There are, however, a number of benefits that flow from FPI.
- Statistics show that inmates who worked in FPI or completed a vocational apprenticeship were 24% less likely to re-offend, and 14% more likely to be gainfully employed after prison, compared to those inmates who did not participate in such programs.
- It has also been shown that the money that inmates make working at FPI does not get squandered on luxury/discretionary items. Rather, in 2015, inmates who worked in FPI factories contributed almost $1 million of their earnings towards meeting financial obligations including court fines, child support, and restitution. Some inmates were able to contribute to their families by sending some money earned back home.
- FPI also helps surrounding businesses. Specifically, FPI purchases raw materials, supplies, equipment, and other services from private businesses – primarily small businesses owned by women and minorities. Therefore, FPI is a boon to other businesses that have transactions with FPI.
Where Does the Money Earned by FPI Go?
The sales revenue generated by FPI goes back into the business cycle. In fact, approximately 77% of FPI’s revenue is spent on the raw materials, supplies, and equipment mentioned above. 20% of the revenue is spent on salaries and benefits for those who train and supervise the inmate workers.

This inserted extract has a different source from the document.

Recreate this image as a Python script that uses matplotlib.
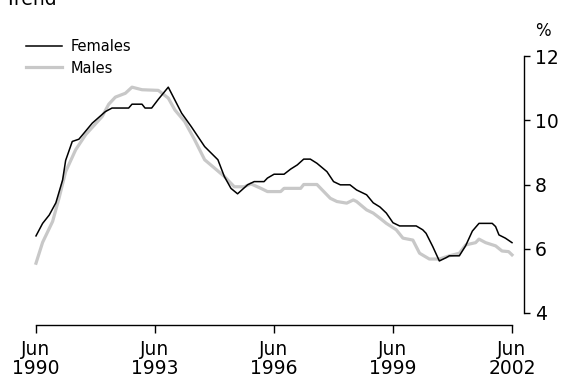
import pandas as pd
import matplotlib
matplotlib.use("Agg")
import matplotlib.pyplot as plt
import matplotlib.dates as mdates

# readings: months after Jun 1990, trend rate (%)
female_months = [0, 2, 4, 6, 8, 9, 11, 13, 17, 21, 23, 28, 29, 32, 33, 35, 37, 40,
                 44, 47, 51, 55, 57, 59, 61, 64, 66, 69, 70, 72, 75, 77, 79, 81,
                 83, 85, 88, 90, 92, 95, 97, 100, 102, 104, 106, 108, 110, 115,
                 117, 118, 120, 122, 124, 125, 128, 130, 132, 134, 138, 139, 140,
                 142, 144]
females = [6.4, 6.79, 7.05, 7.43, 8.14, 8.75, 9.34, 9.41, 9.91, 10.27, 10.38,
           10.38, 10.5, 10.5, 10.38, 10.38, 10.65, 11.03, 10.22, 9.8, 9.18,
           8.77, 8.25, 7.88, 7.71, 7.99, 8.09, 8.09, 8.2, 8.32, 8.32, 8.48,
           8.61, 8.79, 8.79, 8.66, 8.4, 8.09, 7.99, 7.99, 7.83, 7.68, 7.43,
           7.3, 7.11, 6.81, 6.71, 6.71, 6.59, 6.48, 6.07, 5.62, 5.72, 5.78,
           5.78, 6.1, 6.55, 6.79, 6.79, 6.69, 6.43, 6.33, 6.19]
male_months = [0, 2, 5, 7, 9, 12, 15, 20, 22, 24, 27, 29, 32, 37, 40, 42, 45, 48,
               51, 54, 57, 60, 63, 65, 68, 70, 74, 75, 80, 81, 85, 89, 91, 94,
               96, 97, 100, 102, 104, 106, 109, 111, 114, 116, 119, 122, 125,
               128, 130, 133, 134, 136, 139, 141, 143, 144]
males = [5.55, 6.2, 6.85, 7.6, 8.4, 9.08, 9.55, 10.12, 10.5, 10.72, 10.84,
         11.03, 10.95, 10.93, 10.69, 10.32, 9.96, 9.39, 8.77, 8.51, 8.25,
         7.93, 7.93, 8.02, 7.88, 7.78, 7.78, 7.88, 7.88, 8.0, 8.0, 7.57,
         7.47, 7.42, 7.52, 7.47, 7.21, 7.11, 6.95, 6.79, 6.59, 6.33, 6.27,
         5.86, 5.68, 5.68, 5.78, 5.86, 6.12, 6.19, 6.3, 6.19, 6.09, 5.93,
         5.91, 5.81]
tick_years = [1990, 1993, 1996, 1999, 2002]
yticks = [4, 6, 8, 10, 12]

start = pd.Timestamp("1990-06-01")
f_dates = [start + pd.DateOffset(months=m) for m in female_months]
m_dates = [start + pd.DateOffset(months=m) for m in male_months]
tick_dates = [pd.Timestamp(f"{y}-06-01") for y in tick_years]

W, H = 563, 379
fig = plt.figure(figsize=(W / 100, H / 100), dpi=100)
ax = fig.add_axes([36 / W, 66 / H, 476 / W, 257 / H])

ax.plot(m_dates, males, color="#c8c8c8", lw=2.3, label="Males", clip_on=False)
ax.plot(f_dates, females, color="black", lw=1.1, label="Females", clip_on=False)

ax.set_xlim(tick_dates[0], tick_dates[-1])
ax.set_ylim(4, 12)

for s in ["top", "left"]:
    ax.spines[s].set_visible(False)
ax.spines["right"].set_position(("outward", 8.6))
ax.spines["bottom"].set_position(("outward", 8.6))
ax.spines["right"].set_bounds(4, 12)
ax.spines["bottom"].set_bounds(mdates.date2num(tick_dates[0]), mdates.date2num(tick_dates[-1]))
for s in ["right", "bottom"]:
    ax.spines[s].set_linewidth(1.0)

ax.yaxis.tick_right()
ax.set_yticks(yticks)
ax.set_yticklabels([str(v) for v in yticks])
ax.set_xticks(tick_dates)
ax.set_xticklabels([f"Jun\n{y}" for y in tick_years], linespacing=1.0)
ax.tick_params(axis="y", direction="out", length=4, width=1.0, pad=4, labelsize=13.5)
ax.tick_params(axis="x", direction="out", length=6, width=1.0, pad=5, labelsize=13.5)

handles, labels = ax.get_legend_handles_labels()
ax.legend(handles[::-1], labels[::-1], loc="upper left", frameon=False,
          bbox_to_anchor=(26 / W, 1 - 39 / H), bbox_transform=fig.transFigure,
          borderpad=0, borderaxespad=0, handlelength=2.5, handletextpad=0.55,
          labelspacing=0.45, fontsize=10.5)

fig.text(5 / W, 1 - 5 / H, "Trend", fontsize=13.5, va="baseline", ha="left")
fig.text(535 / W, 1 - 36 / H, "%", fontsize=12, va="baseline", ha="left")

fig.savefig("out.png", dpi=100)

Finally, 3% of the revenue is paid directly to inmates.
What Impact Has the First Step Act Had on FPI?
The First Step Act has expanded the reach of FPI. First, the First Step Act has authorized the FPI to sell its products in four new markets. Those markets, which represent a whole new batch of customers, are:
- Penal and correctional institutions;
- Public disaster relief and emergency response entities;
- The District of Columbia government; and
- Tax-exempt non-profit organizations.
Second, the expansion into new markets means an increase in the number of jobs available through FPI.
We have known since the time of Voltaire that work decreases boredom, vice, and need. And, that notion still holds true today. Recent statistics demonstrate that those inmates who engage in productive work while in prison ultimately have a better chance of leading productive, vice-free, lives after they are released.
There is no rule saying that inmates should be forced to perform meaningless labor, and nowhere in the federal law does it state that inmates should be restricted from meaningful, productive work opportunities while serving their time. FPI is noted for having rehabilitative potential, plus inmates can acquire marketable skills that range from a basic work ethic, to specific trade expertise. The likely improvement in self-esteem that comes from work certainly pays dividends down the road.